You may have noticed that solution A had a blue glow with the addition of bleach and solution B did not glow at all. The mixture of solutions A and B should have exhibited a greenish glow when bleach was added. The types of light you see in this activity are examples of chemiluminescence and fluorescence. Detection of these two light sources serve as the basis for the majority of studies in molecular and cell biology.
Chemiluminescence is non-thermal, visible light produced as the result of a chemical reaction. A molecule in the reaction is excited to a higher energy state and then releases a photon as it returns to its ground state. This is distinct from thermal light generated by excess heat energy in a combustion reaction.
When bleach is added to a solution containing luminol, an oxidation reaction occurs, and electrons in the luminol are excited to a higher energy state. As they return to their ground state, they release the energy in the form of a photon. The wavelength of the photon corresponds to the blue light that you see. When all the electrons have returned to their ground state, the mixture should stop glowing. When chemiluminescence occurs in a living organism, it is called bioluminescence. A classic example of this is the light produced by fireflies when a luciferase enzyme catalyzes the oxidation of luciferin, another molecule produced by fireflies. The gene for luciferase can be engineered into other organisms so that they too can produce light in the presence of luciferin. Since the production of light is readily quantified by modern cameras, the luciferase system is commonly used by biologists as an indicator of gene activity.

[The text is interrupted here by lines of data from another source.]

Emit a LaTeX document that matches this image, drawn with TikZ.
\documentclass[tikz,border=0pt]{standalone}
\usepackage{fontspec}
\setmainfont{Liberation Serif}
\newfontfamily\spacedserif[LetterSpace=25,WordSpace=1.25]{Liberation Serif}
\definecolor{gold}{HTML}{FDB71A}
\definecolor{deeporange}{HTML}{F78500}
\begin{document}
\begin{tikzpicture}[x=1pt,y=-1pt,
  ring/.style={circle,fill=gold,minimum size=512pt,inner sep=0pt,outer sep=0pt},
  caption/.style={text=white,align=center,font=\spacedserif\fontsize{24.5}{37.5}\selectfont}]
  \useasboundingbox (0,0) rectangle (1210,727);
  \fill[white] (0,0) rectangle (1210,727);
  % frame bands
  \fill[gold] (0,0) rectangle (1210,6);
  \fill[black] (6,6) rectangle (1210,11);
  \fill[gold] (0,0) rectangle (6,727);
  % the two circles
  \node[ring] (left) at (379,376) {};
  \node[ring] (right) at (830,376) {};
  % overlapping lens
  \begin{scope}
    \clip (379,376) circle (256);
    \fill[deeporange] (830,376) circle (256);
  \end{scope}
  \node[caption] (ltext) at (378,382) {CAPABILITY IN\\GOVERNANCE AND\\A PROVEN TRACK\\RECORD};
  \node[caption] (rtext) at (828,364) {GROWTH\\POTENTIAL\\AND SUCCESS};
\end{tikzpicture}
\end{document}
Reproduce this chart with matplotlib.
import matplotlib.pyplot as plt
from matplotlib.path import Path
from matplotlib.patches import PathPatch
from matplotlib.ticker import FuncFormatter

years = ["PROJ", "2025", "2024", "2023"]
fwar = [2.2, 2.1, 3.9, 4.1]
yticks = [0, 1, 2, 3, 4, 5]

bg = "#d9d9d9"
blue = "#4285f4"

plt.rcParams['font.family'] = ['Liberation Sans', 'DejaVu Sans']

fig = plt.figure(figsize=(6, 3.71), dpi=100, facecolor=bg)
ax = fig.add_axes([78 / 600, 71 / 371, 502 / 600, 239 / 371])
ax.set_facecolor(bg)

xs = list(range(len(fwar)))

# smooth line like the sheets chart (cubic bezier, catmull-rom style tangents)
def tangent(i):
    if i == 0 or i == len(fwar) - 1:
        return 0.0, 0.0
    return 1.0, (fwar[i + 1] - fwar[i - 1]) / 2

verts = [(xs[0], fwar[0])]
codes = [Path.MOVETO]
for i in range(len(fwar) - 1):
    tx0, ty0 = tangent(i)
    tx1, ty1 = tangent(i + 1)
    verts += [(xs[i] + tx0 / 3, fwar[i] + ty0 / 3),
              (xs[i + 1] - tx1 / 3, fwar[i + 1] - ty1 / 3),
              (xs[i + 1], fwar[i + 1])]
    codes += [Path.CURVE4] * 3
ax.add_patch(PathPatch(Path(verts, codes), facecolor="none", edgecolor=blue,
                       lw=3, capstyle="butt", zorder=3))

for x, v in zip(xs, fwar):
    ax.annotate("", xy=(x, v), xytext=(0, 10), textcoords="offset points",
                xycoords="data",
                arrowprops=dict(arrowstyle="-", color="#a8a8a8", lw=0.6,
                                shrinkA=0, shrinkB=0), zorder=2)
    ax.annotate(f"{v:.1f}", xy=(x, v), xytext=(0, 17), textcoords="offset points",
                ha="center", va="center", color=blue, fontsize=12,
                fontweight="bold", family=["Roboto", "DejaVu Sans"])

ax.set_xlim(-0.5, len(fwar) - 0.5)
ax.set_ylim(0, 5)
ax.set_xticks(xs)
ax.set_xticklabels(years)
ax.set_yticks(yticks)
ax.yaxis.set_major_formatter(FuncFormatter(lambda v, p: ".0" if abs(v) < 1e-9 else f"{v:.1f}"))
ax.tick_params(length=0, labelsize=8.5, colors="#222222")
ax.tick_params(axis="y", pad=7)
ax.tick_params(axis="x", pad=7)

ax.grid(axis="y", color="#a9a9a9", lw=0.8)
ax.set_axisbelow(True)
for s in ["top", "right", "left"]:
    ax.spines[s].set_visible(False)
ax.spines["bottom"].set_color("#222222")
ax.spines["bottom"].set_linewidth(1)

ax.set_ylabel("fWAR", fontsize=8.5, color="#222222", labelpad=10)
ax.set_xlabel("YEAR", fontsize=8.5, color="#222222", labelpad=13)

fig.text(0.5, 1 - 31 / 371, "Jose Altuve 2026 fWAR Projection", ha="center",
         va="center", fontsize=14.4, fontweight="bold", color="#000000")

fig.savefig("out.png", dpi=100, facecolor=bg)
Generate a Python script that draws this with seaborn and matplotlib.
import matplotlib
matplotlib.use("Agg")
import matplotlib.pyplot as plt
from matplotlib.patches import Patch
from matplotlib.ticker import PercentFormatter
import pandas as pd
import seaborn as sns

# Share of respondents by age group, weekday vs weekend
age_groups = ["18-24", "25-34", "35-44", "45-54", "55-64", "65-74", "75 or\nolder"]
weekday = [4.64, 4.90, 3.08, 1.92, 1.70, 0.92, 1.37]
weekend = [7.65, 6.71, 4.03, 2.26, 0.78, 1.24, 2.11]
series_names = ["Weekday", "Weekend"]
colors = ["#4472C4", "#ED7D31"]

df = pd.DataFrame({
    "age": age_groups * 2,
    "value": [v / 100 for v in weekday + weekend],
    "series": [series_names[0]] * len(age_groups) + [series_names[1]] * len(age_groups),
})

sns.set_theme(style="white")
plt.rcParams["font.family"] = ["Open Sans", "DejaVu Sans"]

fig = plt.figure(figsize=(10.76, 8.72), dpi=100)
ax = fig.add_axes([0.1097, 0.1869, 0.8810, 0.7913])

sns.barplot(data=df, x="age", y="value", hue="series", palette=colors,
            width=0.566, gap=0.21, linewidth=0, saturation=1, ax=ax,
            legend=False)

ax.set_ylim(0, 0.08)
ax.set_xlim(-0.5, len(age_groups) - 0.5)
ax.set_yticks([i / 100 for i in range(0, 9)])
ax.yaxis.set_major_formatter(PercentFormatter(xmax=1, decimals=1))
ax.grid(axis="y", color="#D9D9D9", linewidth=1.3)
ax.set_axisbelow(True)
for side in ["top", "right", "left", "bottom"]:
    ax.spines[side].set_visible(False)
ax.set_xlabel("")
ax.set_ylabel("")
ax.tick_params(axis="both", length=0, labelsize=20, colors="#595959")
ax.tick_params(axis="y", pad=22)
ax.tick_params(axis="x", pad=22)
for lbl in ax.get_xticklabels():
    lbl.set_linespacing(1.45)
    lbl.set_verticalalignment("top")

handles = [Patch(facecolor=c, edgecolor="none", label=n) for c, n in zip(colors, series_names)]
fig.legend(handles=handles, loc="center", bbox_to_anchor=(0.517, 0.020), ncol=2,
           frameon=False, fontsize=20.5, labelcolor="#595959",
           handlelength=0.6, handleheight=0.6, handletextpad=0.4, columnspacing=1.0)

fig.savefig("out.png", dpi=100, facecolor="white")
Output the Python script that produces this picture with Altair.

Fluorescence is luminescence that occurs when a molecule is excited to a higher energy state through the absorption of a photon and then emits a different photon as it returns to its ground energy state. During this process, some energy is lost to heat or molecular motion, so the wavelength of the emission photon is longer than the wavelength of the excitation photon. Since this happens almost instantaneously, fluorescence usually is seen only in the presence of the excitation light. Fluorescein is a fluorescent molecule that absorbs UV light and emits green light. It is not chemiluminescent, so the addition of bleach to solution B does not result in any light generation. However, when solution A is present, the blue light emitted by the chemiluminescence of luminol is close enough to the excitation wavelength of fluorescein that the entire solution glows green, since the fluorescein absorbs the light from the luminol reaction and re-emits it in the green range. Other examples of fluorescent molecules are quinine in tonic water and the optical whiteners present in many laundry detergents. Both of these absorb UV light and emit in the blue range.